Indeed, the military aspects of the bin Laden pursuit take a back seat to Maya’s nearly obsessive hunt for bin Laden’s hideout. Zero Dark Thirty barely hints at the debate within the Obama Administration about bombing the Abbottabad compound or sending special forces operatives. Also, SEAL Team Six’s preparations for Operation Neptune Spear are not mentioned, perhaps due to running time issues.
Bigelow shows the raid itself in a way that gives viewers a you-are-there-in-real-time feeling. She shows Operation Neptune Spear from the SEALs' perspective, so much of what we see is shrouded in darkness or viewed through the lenses of night vision equipment. Some of the details about the top secret stealth helicopters are speculative. The filmmakers based Zero Dark Thirty's modified Black Hawks on Pakistani media images of the chopper that crashed during the mission.
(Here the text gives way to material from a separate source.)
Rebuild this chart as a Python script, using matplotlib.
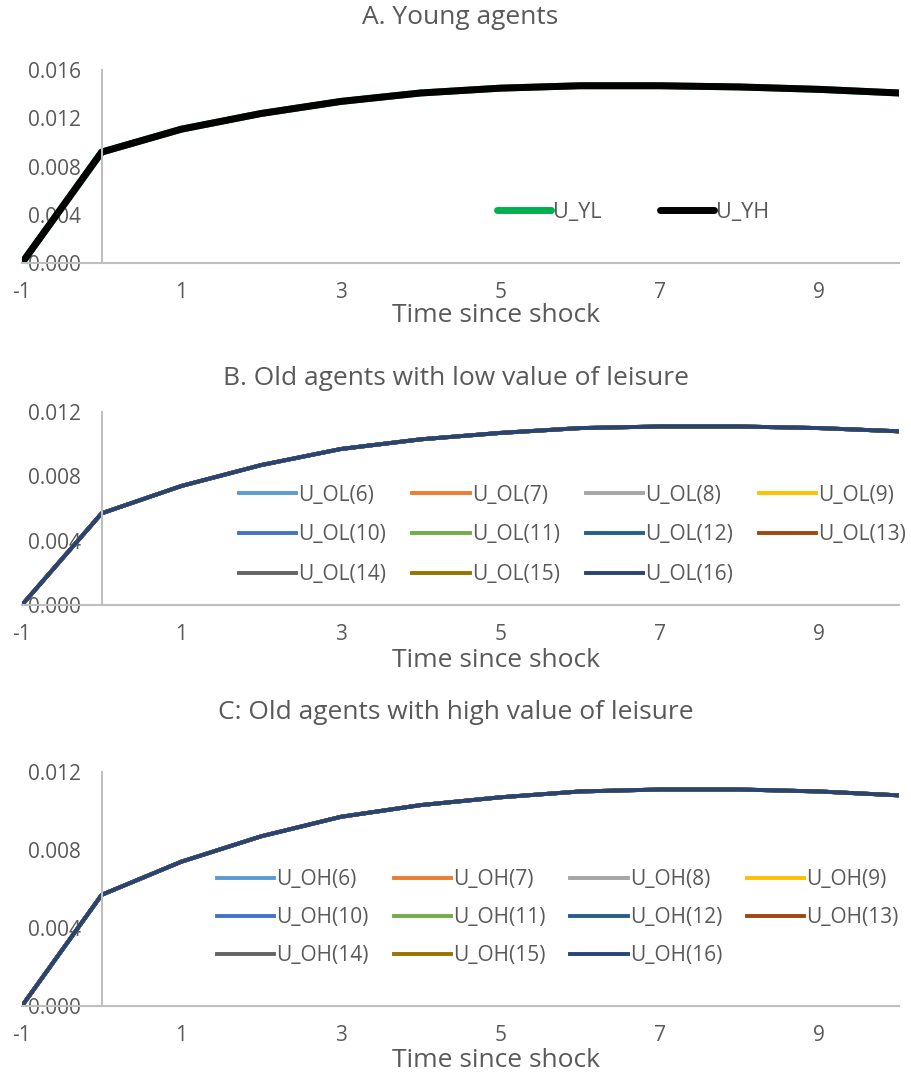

Other details, such as the type of night vision goggles the SEALs used, are authentic and add realism to Zero Dark Thirty.
Like most movies based on historical events, Zero Dark Thirty takes lots of artistic license to tell a dramatic story. The CIA’s acting director at the time of the movie’s release said its agents didn’t get information related to bin Laden’s hideout through “enhanced interrogation techniques” and that the film is not historically accurate. This, of course, is a matter of debate. The filmmakers don’t take a clear political stance on the issues of torture or even if killing bin Laden was a matter of revenge or justice.